问题
I'm writing a script that looks through my outgoing emails and searches for frequent stylistic errors I make. It locates them using regex and then highlights them yellow. Code:
Public Sub highlightBadForm()
Dim oWordDoc As Object
Dim oMatches As Object
Dim oRange As Range
Dim strText As String
Dim lngFindFrom As Long
Dim varMtch As Variant
Set oWordDoc = Application.ActiveInspector.WordEditor
strText = LCase(oWordDoc.Range.Text)
lngFindFrom = InStr(strText, "from: ")
If lngFindFrom > 0 Then
strText = Left(strText, lngFindFrom - 1)
End If
Set oMatches = extractMatches(strText, getBadStrs)
If Not oMatches Is Nothing Then
For Each varMtch In oMatches
Set oRange = oWordDoc.Range(varMtch.firstindex, varMtch.firstindex + varMtch.Length)
oRange.HighlightColorIndex = wdYellow
Next varMtch
End If
Set oRange = Nothing
Set oWordDoc = Nothing
Set oMatches = Nothing
End Sub
extractMatches
is a private function implementing VBA's RegEx engine. getBadStrs
returns the regular expression containing the errors.
It all works unless I've embedded hyperlinks in my email. If so, oWordDoc.Range.Text
returns only the anchor text of the links, not the links (and any other characters Word pads the hyperlinks with - I don't know what they might be). As a result, varMtch.firstindex
is correct for strText
but not oRange
so the text it highlights is offset by several characters.

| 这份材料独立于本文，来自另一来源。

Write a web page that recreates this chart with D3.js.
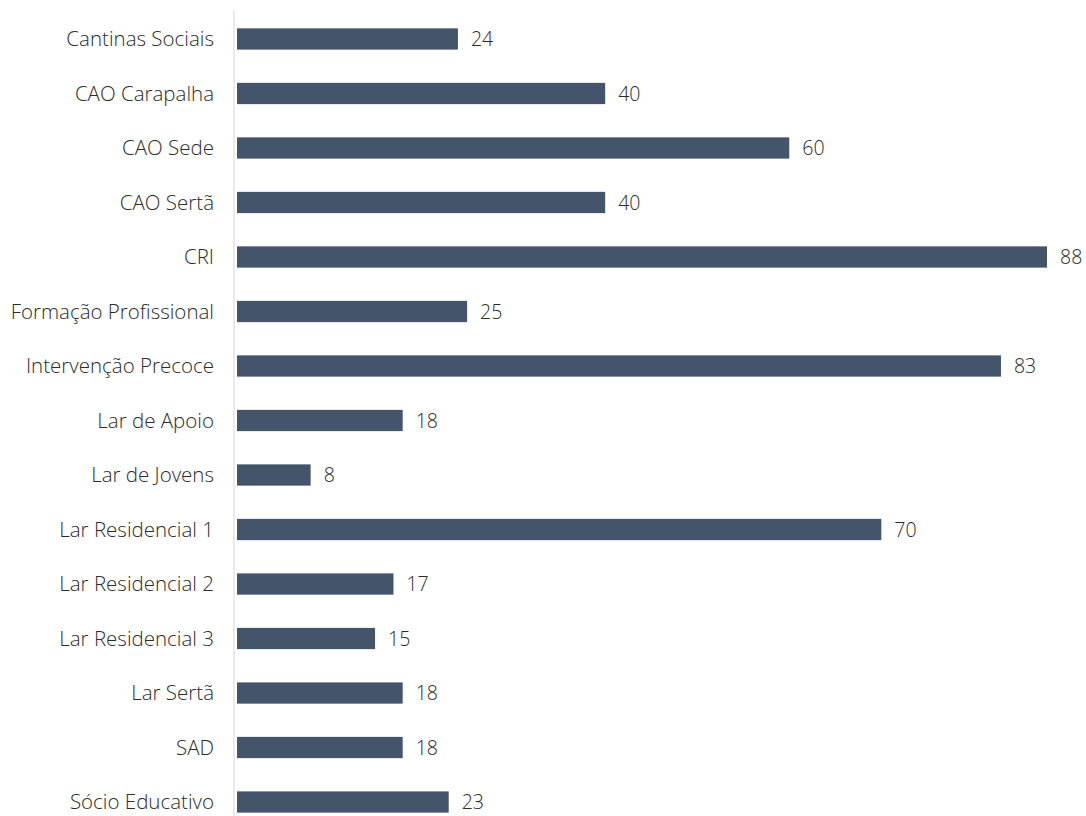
<!DOCTYPE html>
<html>
<head>
<meta charset="utf-8">
<script src="https://cdn.jsdelivr.net/npm/d3@7"></script>
<style>
  body { margin: 0; background: #fff; }
  svg { display: block; }
</style>
</head>
<body>
<div id="chart"></div>
<script>
const categories = [
  "Cantinas Sociais", "CAO Carapalha", "CAO Sede", "CAO Sertã", "CRI",
  "Formação Profissional", "Intervenção Precoce", "Lar de Apoio", "Lar de Jovens",
  "Lar Residencial 1", "Lar Residencial 2", "Lar Residencial 3", "Lar Sertã",
  "SAD", "Sócio Educativo"
]
const values = [24, 40, 60, 40, 88, 25, 83, 18, 8, 70, 17, 15, 18, 18, 23]

const width = 1086, height = 816
const margin = { top: 12, right: 39, bottom: -13, left: 237 }

const data = categories.map((c, i) => ({ name: c, value: values[i] }))

const x = d3.scaleLinear()
    .domain([0, 88])
    .range([margin.left, width - margin.right])

const y = d3.scaleBand()
    .domain(categories)
    .range([margin.top, height - margin.bottom])
    .paddingInner(0.61)
    .paddingOuter(0.3)

const svg = d3.select("#chart")
    .append("svg")
    .attr("width", width)
    .attr("height", height)

// vertical axis line
svg.append("line")
    .attr("x1", margin.left - 3)
    .attr("x2", margin.left - 3)
    .attr("y1", 10)
    .attr("y2", height)
    .attr("stroke", "#e3e3e3")
    .attr("stroke-width", 1.5)

svg.append("g")
    .attr("fill", "#44546a")
    .selectAll("rect")
    .data(data)
    .join("rect")
    .attr("x", x(0))
    .attr("y", d => y(d.name))
    .attr("width", d => x(d.value) - x(0))
    .attr("height", y.bandwidth())

// category labels
svg.append("g")
    .attr("font-family", "Open Sans, sans-serif")
    .attr("font-size", 20.5)
    .attr("font-weight", 300)
    .attr("fill", "#2b2b2b")
    .attr("text-anchor", "end")
    .selectAll("text")
    .data(data)
    .join("text")
    .attr("x", margin.left - 23)
    .attr("y", d => y(d.name) + y.bandwidth() / 2)
    .attr("dy", "0.35em")
    .text(d => d.name)

// value labels
svg.append("g")
    .attr("font-family", "Open Sans, sans-serif")
    .attr("font-size", 19.5)
    .attr("font-weight", 300)
    .attr("fill", "#2b2b2b")
    .selectAll("text")
    .data(data)
    .join("text")
    .attr("x", d => x(d.value) + 13)
    .attr("y", d => y(d.name) + y.bandwidth() / 2)
    .attr("dy", "0.38em")
    .text(d => d.value)
</script>
</body>
</html>
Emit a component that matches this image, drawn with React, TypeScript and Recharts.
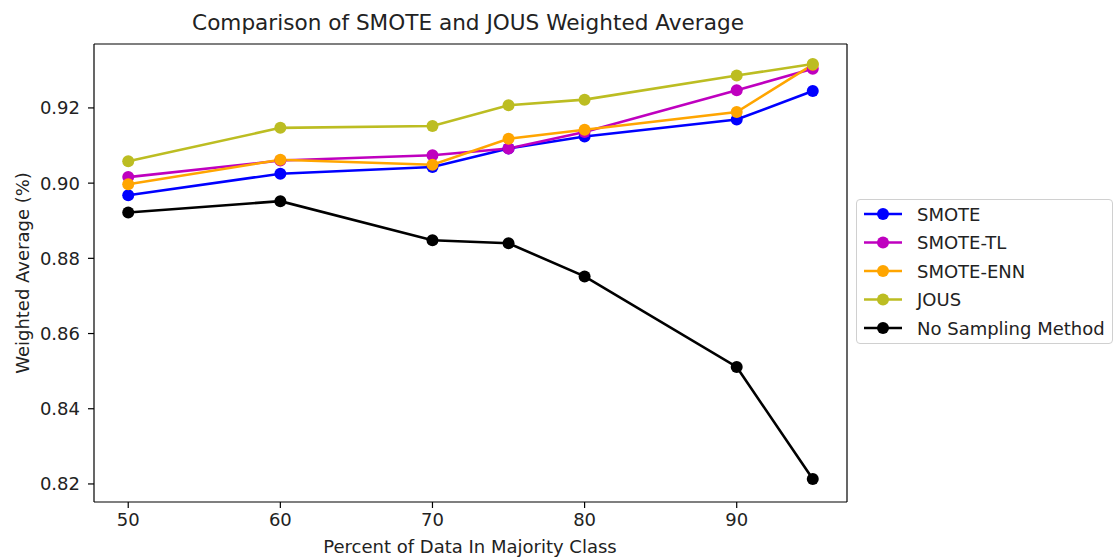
import React from 'react';
import { LineChart, Line, XAxis, YAxis, Legend, Label } from 'recharts';

const percents = [50, 60, 70, 75, 80, 90, 95];
const smote = [0.8968, 0.9025, 0.9043, 0.9092, 0.9124, 0.9169, 0.9245];
const smoteTl = [0.9016, 0.906, 0.9074, 0.9092, 0.9136, 0.9247, 0.9304];
const smoteEnn = [0.8997, 0.9062, 0.9049, 0.9118, 0.9142, 0.9189, 0.9315];
const jous = [0.9058, 0.9147, 0.9152, 0.9207, 0.9222, 0.9286, 0.9317];
const noSampling = [0.8922, 0.8952, 0.8848, 0.884, 0.8752, 0.8511, 0.8213];

const xTicks = [50, 60, 70, 80, 90];
const yTicks = [0.82, 0.84, 0.86, 0.88, 0.9, 0.92];

const series = [
    { key: 'smote', name: 'SMOTE', color: '#0000ff', values: smote },
    { key: 'smoteTl', name: 'SMOTE-TL', color: '#bf00bf', values: smoteTl },
    { key: 'smoteEnn', name: 'SMOTE-ENN', color: '#ffa500', values: smoteEnn },
    { key: 'jous', name: 'JOUS', color: '#bcbd22', values: jous },
    { key: 'none', name: 'No Sampling Method', color: '#000000', values: noSampling },
];

const data = percents.map((p, i) => {
    const row: Record<string, number> = { pct: p };
    series.forEach((s) => {
        row[s.key] = s.values[i];
    });
    return row;
});

const font = 'DejaVu Sans';
const textColor = '#222';

const LegendBox = () => (
    <div
        style={{
            width: 257,
            height: 145,
            border: '1px solid #d0d0d0',
            borderRadius: 4,
            background: '#fff',
            boxSizing: 'border-box',
            fontFamily: font,
        }}
    >
        <svg width={257} height={145}>
            {series.map((s, i) => {
                const y = 14 + i * 28.5;
                return (
                    <g key={s.key}>
                        <line x1={7} x2={45} y1={y} y2={y} stroke={s.color} strokeWidth={2.6} />
                        <circle cx={26} cy={y} r={6} fill={s.color} />
                        <text x={60} y={y} dominantBaseline="central" fontSize={18} fill={textColor}>
                            {s.name}
                        </text>
                    </g>
                );
            })}
        </svg>
    </div>
);

export default function App() {
    return (
        <div style={{ position: 'absolute', left: 0, top: 0, width: 1116, height: 558, background: '#fff' }}>
            <LineChart
                width={1116}
                height={558}
                data={data}
                margin={{ top: 43, right: 268, left: 34, bottom: 26 }}
                style={{ fontFamily: font }}
            >
                <XAxis
                    dataKey="pct"
                    type="number"
                    domain={[47.75, 97.25]}
                    ticks={xTicks}
                    allowDataOverflow
                    height={30}
                    tickSize={6}
                    tickMargin={5}
                    stroke="#000"
                    strokeWidth={1.2}
                    tick={{ fontSize: 18, fill: textColor }}
                >
                    <Label
                        content={() => (
                            <text x={470} y={546} textAnchor="middle" dominantBaseline="central" fontSize={18} fill={textColor}>
                                Percent of Data In Majority Class
                            </text>
                        )}
                    />
                    <Label
                        content={() => (
                            <text x={468} y={22} textAnchor="middle" dominantBaseline="central" fontSize={21.6} fill={textColor}>
                                Comparison of SMOTE and JOUS Weighted Average
                            </text>
                        )}
                    />
                </XAxis>
                <XAxis
                    xAxisId="top"
                    orientation="top"
                    dataKey="pct"
                    type="number"
                    domain={[47.75, 97.25]}
                    allowDataOverflow
                    height={1}
                    tick={false}
                    tickLine={false}
                    stroke="#000"
                    strokeWidth={1.2}
                />
                <YAxis
                    type="number"
                    domain={[0.8152, 0.937]}
                    ticks={yTicks}
                    allowDataOverflow
                    width={60}
                    tickSize={6}
                    tickMargin={8}
                    stroke="#000"
                    strokeWidth={1.2}
                    tick={{ fontSize: 18, fill: textColor }}
                    tickFormatter={(v: number) => v.toFixed(2)}
                >
                    <Label
                        content={() => (
                            <text
                                x={22}
                                y={273}
                                transform="rotate(-90 22 273)"
                                textAnchor="middle"
                                dominantBaseline="central"
                                fontSize={18}
                                fill={textColor}
                            >
                                Weighted Average (%)
                            </text>
                        )}
                    />
                </YAxis>
                <YAxis
                    yAxisId="right"
                    orientation="right"
                    type="number"
                    domain={[0.8152, 0.937]}
                    allowDataOverflow
                    width={1}
                    tick={false}
                    tickLine={false}
                    stroke="#000"
                    strokeWidth={1.2}
                />
                {series.map((s) => (
                    <Line
                        key={s.key}
                        type="linear"
                        dataKey={s.key}
                        name={s.name}
                        stroke={s.color}
                        strokeWidth={2.6}
                        dot={{ r: 6, fill: s.color, stroke: s.color, strokeWidth: 0 }}
                        activeDot={false}
                        isAnimationActive={false}
                    />
                ))}
                <Legend
                    layout="horizontal"
                    verticalAlign="middle"
                    align="center"
                    content={() => <LegendBox />}
                    wrapperStyle={{ left: 856, top: 199, width: 257, height: 145 }}
                />
            </LineChart>
        </div>
    );
}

I tried to assemble the full oRange
text by looping through the hyperlinks in oRange
and adding the link text to the string assuming it would be included in oRange
. Something like:
Dim lngEndLnk as Long
Set oRange = oWordDoc.Range
For Each varMtch In oRange.Hyperlinks
strText = strText & oWordDoc.Range(lngEndLnk, varMtch.Range.Start)
strText = strText & varMtch.TextToDisplay & varMtch.Name
lngEndLnk = varMtch.Range.End
Next varMtch
If lngEndLnk = 0 Then
strText = oRange.text
Else
strText = strText & oWordDoc.Range(lngEndLnk, oWordDoc.Range.End)
End If
That reduced the offset, but there still is one. Also, if I were to include a linked image in the email, the .Anchor
property of varMtch
fails so I'd have to come up with another workaround.
Is there a more straightforward way to get a String
containing all the characters of the Range
object so the regex indices line up?
回答1:
You can access the hyperlink address using the hyperlinks
collection of a document:
Private Sub CommandButton1_Click()
strtext = ActiveDocument.Range.Text
MsgBox (strtext)
For Each hLink In Documents(1).Hyperlinks
MsgBox (hLink.Address)
Next hLink
End Sub
This first displays all the text in a document, and then loops through each hyperlink displaying its URL.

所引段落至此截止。